The SAMRC report focused primarily on the experience of the Steve Biko/Tshwane District Hospital Complex in Pretoria, an area in Gauteng Province where Omicron was first seen to be spreading. Covid cases in Tshwane District have risen rapidly in recent days, with nearly 10,000 cases reported from Nov. 29 to Dec. 3. While the National Institute for Communicable Diseases of South Africa has suggested most of the recent cases in Tshwane were caused by the Omicron variant, the hospital’s testing equipment cannot confirm that to be true for all of the cases it caught.
Of the 42 Covid patients in the hospital on Dec. 2, 70% did not need supplemental oxygen. Thirteen did require oxygen, including nine who were diagnosed with Covid pneumonia. The remaining four patients were on oxygen but for other illnesses; two, for instance, had been on home oxygen before their infections.
This is not the way things in the hospital looked at the start of the three previous Covid waves that South Africa has endured, Abdullah wrote. “The Covid ward was recognizable by the majority of patients being on some form of oxygen supplementation with the incessant sound of high flow nasal oxygen machines, or beeping ventilator alarms.”
Other hospitals in Gauteng are reporting similar statistics, the report stated. In Helen Joseph Hospital on Dec. 3, 31 of 37 Covid patients (83%) did not require supplemental oxygen. At Dr. George Mukhari Academic Hospital, 65 of 80 Covid patients (81%) didn’t require oxygen therapy; only one was on a ventilator.
Another potentially positive signal related to the clinical status of vaccinated people. Of the Covid patients in Steve Biko/Tshwane District Hospital Complex on Dec. 2, only six were known to have been vaccinated. Of nine people who had developed Covid pneumonia, eight were unvaccinated and one was a child.

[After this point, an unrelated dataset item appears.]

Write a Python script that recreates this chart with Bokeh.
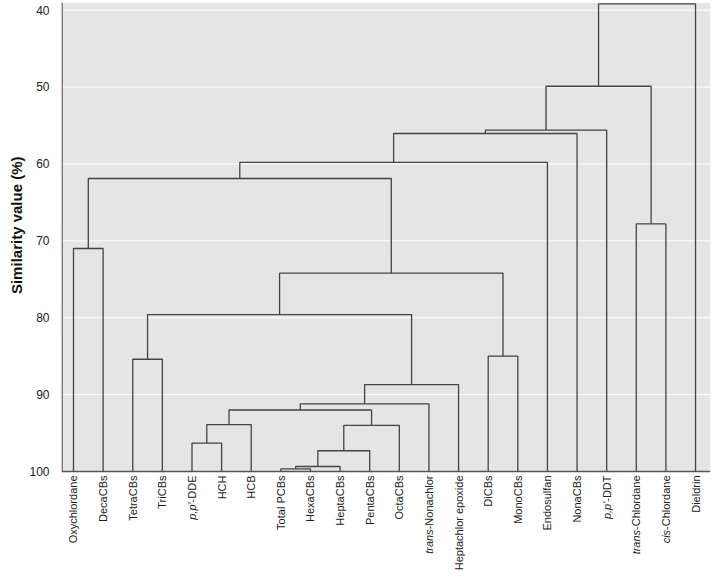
from bokeh.plotting import figure
from bokeh.models import Range1d, FixedTicker, Title
from bokeh.core.properties import value
from bokeh.embed import file_html
from bokeh.resources import INLINE
import math

# ---- data ----
leaf_italic = ["", "", "", "", "p,p′", "", "", "", "", "", "", "",
               "trans", "", "", "", "", "", "p,p′", "trans", "cis", ""]
leaf_regular = ["Oxychlordane", "DecaCBs", "TetraCBs", "TriCBs", "-DDE", "HCH", "HCB",
                "Total PCBs", "HexaCBs", "HeptaCBs", "PentaCBs", "OctaCBs", "-Nonachlor",
                "Heptachlor epoxide", "DiCBs", "MonoCBs", "Endosulfan", "NonaCBs", "-DDT",
                "-Chlordane", "-Chlordane", "Dieldrin"]

merge_left = [0, 2, 4, 24, 7, 26, 27, 28, 25, 30, 31, 23, 14, 33, 22, 36, 37, 38, 19, 39, 41]
merge_right = [1, 3, 5, 6, 8, 9, 10, 11, 29, 12, 13, 32, 15, 34, 35, 16, 17, 18, 20, 40, 21]
merge_height = [71.0, 85.4, 96.3, 93.9, 99.65, 99.35, 97.3, 94.0, 92.0, 91.2, 88.7, 79.6,
                85.0, 74.2, 61.9, 59.8, 56.05, 55.6, 67.8, 49.9, 39.2]

y_ticks = [40, 50, 60, 70, 80, 90, 100]
leaf_base = 100

# ---- layout constants ----
W, H = 712, 576
ML, MR, MT = 61, 2, 2
X0, X1 = -0.405, 21.505
Y_TOP, Y_BOT = 39.012, 113.654
PX_PER_Y = (H - MT) / (Y_BOT - Y_TOP)

# ---- build dendrogram segments ----
n = len(leaf_regular)
pos_x = {i: float(i) for i in range(n)}
pos_y = {i: float(leaf_base) for i in range(n)}
xs, ys = [], []
for k, (a, b, h) in enumerate(zip(merge_left, merge_right, merge_height)):
    xa, ya, xb, yb = pos_x[a], pos_y[a], pos_x[b], pos_y[b]
    xs.append([xa, xa, xb, xb])
    ys.append([ya, h, h, yb])
    cid = n + k
    pos_x[cid] = (xa + xb) / 2
    pos_y[cid] = h

FONT = "Liberation Sans"
FS = 11
AW = {'-': 333, 'D': 722, 'E': 667, 'T': 611, 'N': 722, 'C': 722, 'o': 556, 'n': 556,
      'a': 556, 'c': 500, 'h': 556, 'l': 222, 'r': 333, 'd': 556, 'e': 556}


def text_w(s):
    return sum(AW.get(c, 556) for c in s) * FS / 1000


p = figure(width=W, height=H, output_backend="svg", toolbar_location=None,
           x_range=Range1d(X0, X1), y_range=Range1d(Y_BOT, Y_TOP), x_axis_location=None,
           min_border_left=ML, min_border_right=MR, min_border_top=MT, min_border_bottom=0)
p.background_fill_color = "white"
p.border_fill_color = "white"
p.outline_line_color = None
p.xgrid.visible = False
p.ygrid.visible = False

p.yaxis.ticker = FixedTicker(ticks=y_ticks)
p.yaxis.major_tick_line_color = None
p.yaxis.minor_tick_line_color = None
p.yaxis.axis_line_color = None
p.yaxis.major_label_text_font = FONT
p.yaxis.major_label_text_font_size = "12px"
p.yaxis.major_label_text_color = "#222222"
p.yaxis.major_label_standoff = 6

p.add_layout(Title(text="Similarity value (%)", align="right", offset=154,
                   text_font=FONT, text_font_size="15px",
                   text_font_style="bold", text_color="#111111", standoff=4), "left")

# plot panel background and gridlines
p.quad(left=X0, right=X1, top=Y_TOP, bottom=leaf_base, fill_color="#e5e5e5", line_color=None)
p.segment(x0=[X0] * len(y_ticks), x1=[X1] * len(y_ticks), y0=y_ticks, y1=y_ticks,
          line_color="white", line_width=1)
# axis lines
p.segment(x0=[X0 + 0.02], x1=[X0 + 0.02], y0=[Y_TOP], y1=[leaf_base],
          line_color="#555555", line_width=1.3)
p.segment(x0=[X0], x1=[X1], y0=[leaf_base], y1=[leaf_base],
          line_color="#555555", line_width=1.3)

p.multi_line(xs, ys, line_color="#444444", line_width=1.3)

# leaf labels
gap = 4
p.text(x=list(range(n)), y=[leaf_base + gap / PX_PER_Y] * n, text=leaf_regular,
       angle=math.pi / 2, text_align="right", text_baseline="middle",
       text_font=value(FONT), text_font_size=value("11px"), text_color="#222222")
it_idx = [i for i in range(n) if leaf_italic[i]]
p.text(x=it_idx, y=[leaf_base + (gap + text_w(leaf_regular[i])) / PX_PER_Y for i in it_idx],
       text=[leaf_italic[i] for i in it_idx],
       angle=math.pi / 2, text_align="right", text_baseline="middle",
       text_font=value(FONT), text_font_size=value("11px"), text_font_style="italic",
       text_color="#222222")

open("out.html", "w").write(file_html(p, INLINE))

“If the assumption that they provide (most likely mostly Omicron) is correct, there is an interesting observation in that there is a clear vaccination effect if you look at the data,” Marion Koopmans, head of virology at Erasmus Medical Center in Rotterdam, the Netherlands, said in an email.
The report itself suggests as much. It notes that 80% of the people in hospital with Covid over the past two weeks were under the age of 50 — which was not the case in the three earlier Covid waves in the country. “It may be that this is a vaccination effect as 57% of people over the age of 50 have been vaccinated in the province compared to 34% in the 18-to-49-year group,” Abdullah wrote.
Koopmans agreed that to date most cases of Omicron seen in South Africa and elsewhere seem to involve mild disease, but she said it is too soon to be sure that will hold up as the virus moves into different demographic populations. “Only once we have seen this spread across age groups we will be able to tell,” she said.
Osterholm and others said it will be important, too, to watch how Omicron fares in places where the Delta variant is currently causing high levels of illness, as is the case in many parts of the United States and Europe presently.
And Peter Hotez, dean of Baylor College of Medicine’s national school of tropical medicine, said we’ll have to see what kind of illness Omicron triggers in other places before drawing conclusions.
“Potentially it means that the severity of illness is less with Omicron,” he acknowledged. “But I think we have to be very cautious about making any definitive statement. Right now, it’s an interesting anecdote as much as anything else. And we’ll see as Omicron accelerates in the United States whether if falls along a similar pattern.”